* [The task] Copy exactly, and only, the lines between the line holding "Rebuild this chart" and the line holding "plt.rcParams['font.family'] = ['Liberation", inclusive; skip the pictures.

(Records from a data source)
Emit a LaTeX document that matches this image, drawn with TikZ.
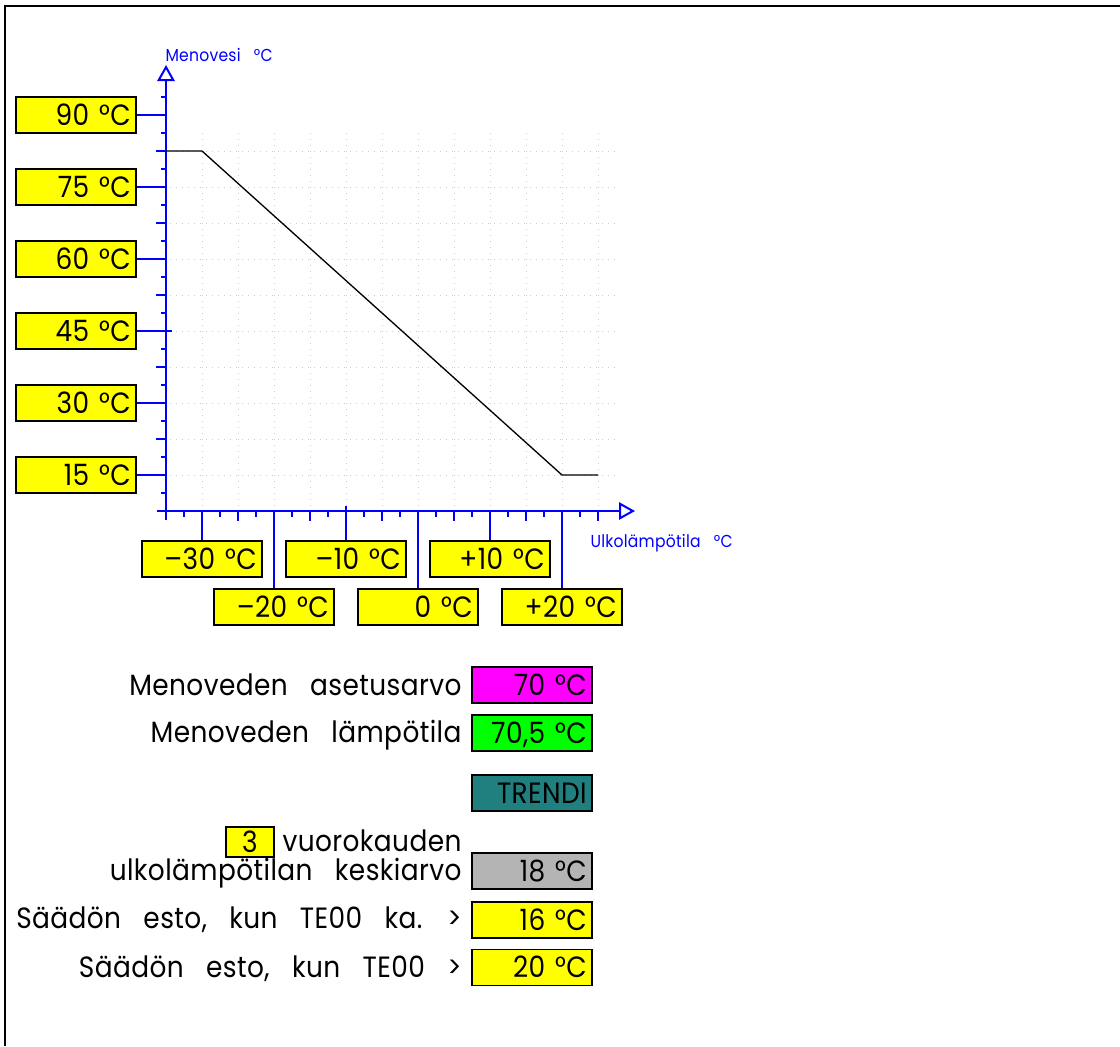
\documentclass[tikz,border=0pt]{standalone}
\usepackage{fontspec}
\setmainfont{Poppins}[WordSpace=3, FakeStretch=0.9, LetterSpace=1.4]
\usetikzlibrary{arrows.meta}

\definecolor{axisblue}{RGB}{0,0,255}
\definecolor{boxyellow}{RGB}{255,255,0}
\definecolor{setmagenta}{RGB}{255,0,255}
\definecolor{measgreen}{RGB}{0,255,0}
\definecolor{trendteal}{RGB}{32,128,128}
\definecolor{avggray}{RGB}{180,180,180}
\definecolor{gridgray}{RGB}{205,205,205}

\tikzset{every picture/.style={line width=0.75pt}}
\tikzset{
  txt/.style={font=\fontsize{22}{24}\selectfont},
  valbox/.style={txt, draw, line width=1.2pt, fill=boxyellow, minimum width=90pt,
    minimum height=27pt, text width=82pt, align=right, inner xsep=4pt, inner ysep=0pt,
    text height=15.5pt, text depth=0pt},
  lbl/.style={txt, anchor=base east, inner sep=0pt},
  axislabel/.style={font=\fontsize{13}{15}\selectfont, text=axisblue, anchor=base west, inner sep=0pt},
  axisline/.style={draw=axisblue, line width=1.5pt},
  gridline/.style={draw=gridgray, line width=0.75pt, dash pattern={on 0.75pt off 3.75pt}},
}

\begin{document}
\begin{tikzpicture}[x=0.75pt,y=0.75pt,yscale=-1,xscale=1]
\useasboundingbox (0,0) rectangle (1120,1046);

%Frame
\draw [line width=1.5pt] (5,1046) -- (5,6) -- (1120,6) ;

%Grid
\foreach \x in {202,238,...,598}
  \draw [gridline] (\x,133) -- (\x,511) ;
\foreach \y in {151,187,...,475}
  \draw [gridline] (170,\y) -- (618,\y) ;

%Axes
\coordinate (O) at (166,511) ;
\draw [axisline, -{Triangle[open, length=12pt, width=13pt]}] (166,520) -- (166,65) ;
\draw [axisline, -{Triangle[open, length=12pt, width=13pt]}] (157,511) -- (635,511) ;

%Ticks
\foreach \y in {97,133,...,493}
  \draw [axisline] (161,\y) -- (166,\y) ;
\foreach \y in {151,223,...,439}
  \draw [axisline] (156,\y) -- (166,\y) ;
\foreach \x in {184,220,...,580}
  \draw [axisline] (\x,511) -- (\x,517) ;
\foreach \x in {238,310,...,598}
  \draw [axisline] (\x,511) -- (\x,521) ;
\draw [axisline] (166,331) -- (172,331) ;
\draw [axisline] (346,511) -- (346,506) ;

%Curve
\draw [line width=1pt] (166,151) -- (202,151) -- (562,475) -- (598,475) ;

%Y labels
\foreach \v/\y in {90/115,75/187,60/259,45/331,30/403,15/475} {
  \node [valbox] (y\v) at (76,\y) {\v\ °C};
  \coordinate (ya\v) at (166,\y) ;
  \draw [axisline] (y\v.east) -- (ya\v) ;
}

%X labels
\foreach \t/\x/\y [count=\i] in {–30/202/559,–20/274/607,–10/346/559,0/418/607,+10/490/559,+20/562/607} {
  \node [valbox] (x\i) at (\x,\y) {\t\ °C};
  \coordinate (xa\i) at (\x,511) ;
  \draw [axisline] (x\i.north) -- (xa\i) ;
}

% Text Node
\node [axislabel] (ylabel) at (165,61.5) {Menovesi °C};
% Text Node
\node [axislabel] (xlabel) at (590,547.5) {Ulkolämpötila °C};

%Values
\node [valbox, fill=setmagenta] (setp) at (532,685) {70 °C};
\node [lbl] (setptxt) at (462,695) {Menoveden asetusarvo};
\node [valbox, fill=measgreen] (meas) at (532,733) {70,5 °C};
\node [lbl] (meastxt) at (462,742.5) {Menoveden lämpötila};
\node [valbox, fill=trendteal] (trend) at (532,793) {TRENDI};
\node [lbl] (daystxt) at (462,851) {vuorokauden};
\node [valbox, minimum width=36pt, minimum height=22.5pt, text width=28pt, align=center] (days) at (250,842) {3};
\node [valbox, fill=avggray] (avg) at (532,871) {18 °C};
\node [lbl] (avgtxt) at (462,880) {ulkolämpötilan keskiarvo};
\node [valbox] (limavg) at (532,920) {16 °C};
\node [lbl] (limavgtxt) at (462,928.5) {Säädön esto, kun TE00 ka. >};
\node [valbox] (lim) at (532,967.5) {20 °C};
\node [lbl] (limtxt) at (462,977) {Säädön esto, kun TE00 >};

\end{tikzpicture}
\end{document}
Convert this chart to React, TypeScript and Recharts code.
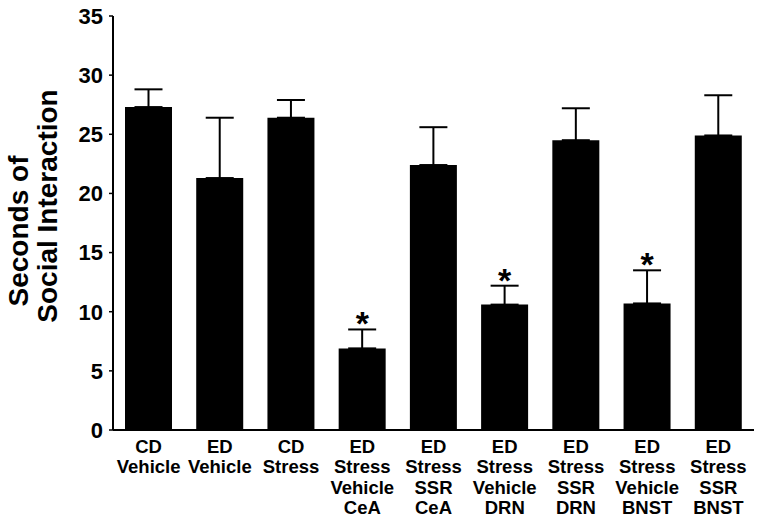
import React from "react";
import {
  Bar,
  ComposedChart,
  ErrorBar,
  Scatter,
  XAxis,
  YAxis,
} from "recharts";

// ── Data ──────────────────────────────────────────────────────────────────────

const groups = [
  "CD\nVehicle",
  "ED\nVehicle",
  "CD\nStress",
  "ED\nStress\nVehicle\nCeA",
  "ED\nStress\nSSR\nCeA",
  "ED\nStress\nVehicle\nDRN",
  "ED\nStress\nSSR\nDRN",
  "ED\nStress\nVehicle\nBNST",
  "ED\nStress\nSSR\nBNST",
];
const means = [27.3, 21.3, 26.4, 6.9, 22.4, 10.6, 24.5, 10.7, 24.9];
const sems = [1.5, 5.1, 1.5, 1.6, 3.2, 1.6, 2.7, 2.8, 3.4];
const significant = [false, false, false, true, false, true, false, true, false];
const yTicks = [0, 5, 10, 15, 20, 25, 30, 35];

const data = groups.map((name, i) => ({
  name,
  mean: means[i],
  err: [0, sems[i]],
  star: significant[i] ? means[i] + sems[i] : null,
}));

const FONT = "'Liberation Sans', Arial, sans-serif";

// ── Pieces ────────────────────────────────────────────────────────────────────

function GroupTick({ x, y, payload }: any) {
  const lines = String(payload.value).split("\n");
  return (
    <text
      x={x}
      y={y}
      textAnchor="middle"
      fontFamily={FONT}
      fontWeight="bold"
      fontSize={18.5}
      fill="#000"
    >
      {lines.map((l, i) => (
        <tspan key={i} x={x} dy={i === 0 ? 15 : 20.3}>
          {l}
        </tspan>
      ))}
    </text>
  );
}

function Star({ cx, cy, payload }: any) {
  if (payload.star == null) return null;
  return (
    <text
      x={cx}
      y={cy + 6}
      textAnchor="middle"
      fontFamily={FONT}
      fontWeight="bold"
      fontSize={34}
      fill="#000"
    >
      *
    </text>
  );
}

function AxisTitle() {
  const common = {
    textAnchor: "middle" as const,
    fontFamily: FONT,
    fontWeight: "bold",
    fontSize: 28,
    fill: "#000",
  };
  return (
    <g>
      <text {...common} transform="translate(28,231) rotate(-90)">
        Seconds of
      </text>
      <text {...common} transform="translate(57,206) rotate(-90)">
        Social Interaction
      </text>
    </g>
  );
}

export default function App() {
  return (
    <div style={{ position: "absolute", left: 0, top: 0, background: "#fff" }}>
      <ComposedChart
        width={762}
        height={523}
        data={data}
        margin={{ top: 16, right: 8, bottom: 0, left: 0 }}
        barSize={47}
      >
        <XAxis
          dataKey="name"
          interval={0}
          height={93}
          tickLine={false}
          axisLine={{ stroke: "#000", strokeWidth: 2 }}
          tick={<GroupTick />}
        />
        <YAxis
          type="number"
          domain={[0, 35]}
          ticks={yTicks}
          width={113}
          tickSize={4}
          tickMargin={6}
          axisLine={{ stroke: "#000", strokeWidth: 2 }}
          tickLine={{ stroke: "#000", strokeWidth: 1.5 }}
          tick={{ fill: "#000", fontSize: 22, fontWeight: "bold", fontFamily: FONT }}
          label={{ content: () => <AxisTitle /> }}
        />
        <Bar dataKey="mean" fill="#000" isAnimationActive={false}>
          <ErrorBar
            dataKey="err"
            direction="y"
            width={14}
            stroke="#000"
            strokeWidth={2}
            isAnimationActive={false}
          />
        </Bar>
        <Scatter dataKey="star" shape={<Star />} isAnimationActive={false} />
      </ComposedChart>
    </div>
  );
}
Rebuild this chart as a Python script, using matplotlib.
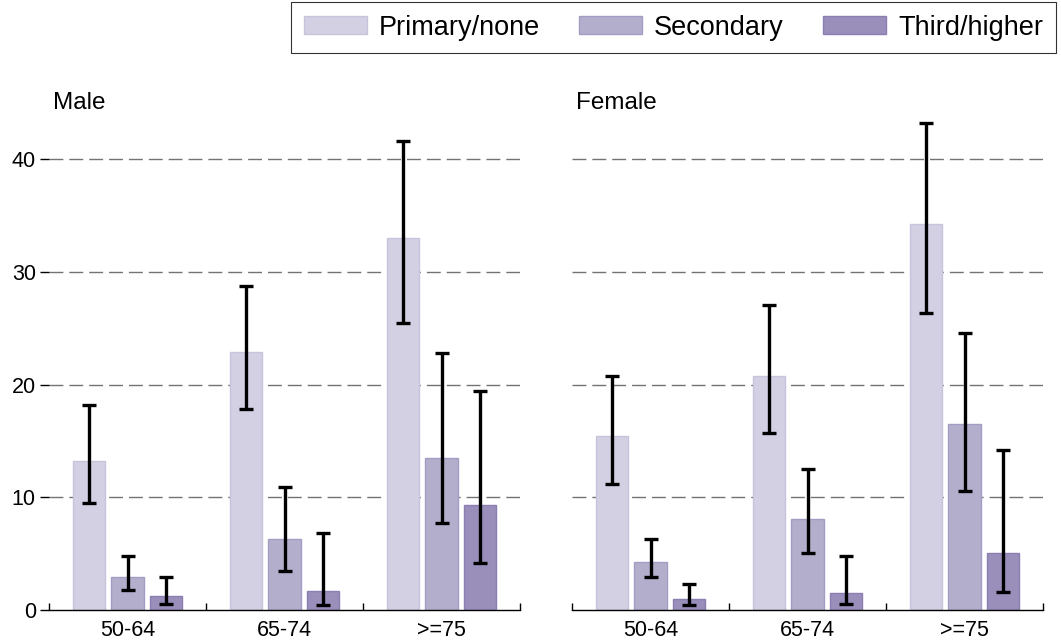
import matplotlib.pyplot as plt
import numpy as np
from matplotlib.patches import Patch

plt.rcParams['font.family'] = ['Liberation Sans', 'DejaVu Sans']

groups = ["50-64", "65-74", ">=75"]
levels = ["Primary/none", "Secondary", "Third/higher"]
colors = ["#d4d0e3", "#b4aecd", "#9a8fbb"]
edges = ["#c8c3dc", "#a49dc3", "#8a7fb0"]

# male: value, lower, upper per education level (rows) x age group (cols)
male_val = [[13.2, 22.9, 33.0], [2.9, 6.3, 13.5], [1.2, 1.7, 9.3]]
male_lo = [[9.5, 17.8, 25.5], [1.8, 3.5, 7.7], [0.5, 0.4, 4.2]]
male_hi = [[18.2, 28.8, 41.6], [4.8, 10.9, 22.8], [2.9, 6.8, 19.4]]

female_val = [[15.4, 20.8, 34.3], [4.3, 8.1, 16.5], [1.0, 1.5, 5.1]]
female_lo = [[11.2, 15.7, 26.4], [2.9, 5.1, 10.6], [0.45, 0.5, 1.6]]
female_hi = [[20.8, 27.1, 43.2], [6.3, 12.5, 24.6], [2.3, 4.8, 14.2]]

fig = plt.figure(figsize=(10.61, 6.42), dpi=100)
ax1 = fig.add_axes([49 / 1061, 32 / 642, 471 / 1061, 507 / 642])
ax2 = fig.add_axes([572 / 1061, 32 / 642, 471 / 1061, 507 / 642])

x = np.arange(len(groups))
width = 0.204
step = 0.248


def draw(ax, vals, lo, hi, title, show_y):
    for i in range(3):
        xs = x + (i - 1) * step
        v = np.array(vals[i])
        ax.bar(xs, v, width, color=colors[i], edgecolor=edges[i], linewidth=1, zorder=2)
        yerr = [v - np.array(lo[i]), np.array(hi[i]) - v]
        ax.errorbar(xs, v, yerr=yerr, fmt="none", ecolor="black", elinewidth=2.4,
                    capsize=4.8, capthick=2.4, zorder=3)
    for g in [10, 20, 30, 40]:
        ax.axhline(g, color="#737373", lw=1, ls=(0, (10, 4.3)), zorder=1)
    ax.set_xlim(-0.5, 2.5)
    ax.set_ylim(0, 45)
    for s in ["top", "right", "left"]:
        ax.spines[s].set_visible(False)
    ax.spines["bottom"].set_linewidth(1)
    ax.set_xticks(x)
    ax.set_xticklabels(groups, fontsize=15.5)
    ax.set_xticks([-0.5, 0.5, 1.5, 2.5], minor=True)
    ax.tick_params(axis="x", which="major", length=0, pad=7.5)
    ax.tick_params(axis="x", which="minor", direction="in", length=5, width=1)
    if show_y:
        ax.set_yticks([0, 10, 20, 30, 40])
        ax.tick_params(axis="y", direction="out", length=6.5, width=1, labelsize=15.5, pad=3)
    else:
        ax.set_yticks([])
    ax.text(0.0085, 1.0, title, transform=ax.transAxes, fontsize=17.5, va="center", ha="left")


draw(ax1, male_val, male_lo, male_hi, "Male", True)
draw(ax2, female_val, female_lo, female_hi, "Female", False)

handles = [Patch(facecolor=colors[i], edgecolor=edges[i], label=levels[i]) for i in range(3)]
leg = fig.legend(handles=handles, loc="upper right", bbox_to_anchor=(1056 / 1061, 1 - 2 / 642),
                 ncol=3, fontsize=19.5, frameon=True, fancybox=False, handlelength=2.33,
                 handleheight=0.67, columnspacing=1.45, handletextpad=0.44, borderpad=0.47,
                 borderaxespad=0)
leg.get_frame().set_edgecolor("black")
leg.get_frame().set_linewidth(0.8)

fig.savefig("out.png", dpi=100)
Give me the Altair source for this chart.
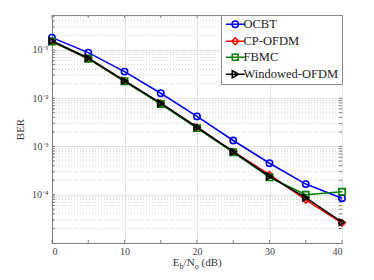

* [Solution to the problem]
Rebuild this chart as a Python script, using matplotlib.
import matplotlib.pyplot as plt
import numpy as np
from matplotlib.patches import Patch

plt.rcParams['font.family'] = ['Liberation Sans', 'DejaVu Sans']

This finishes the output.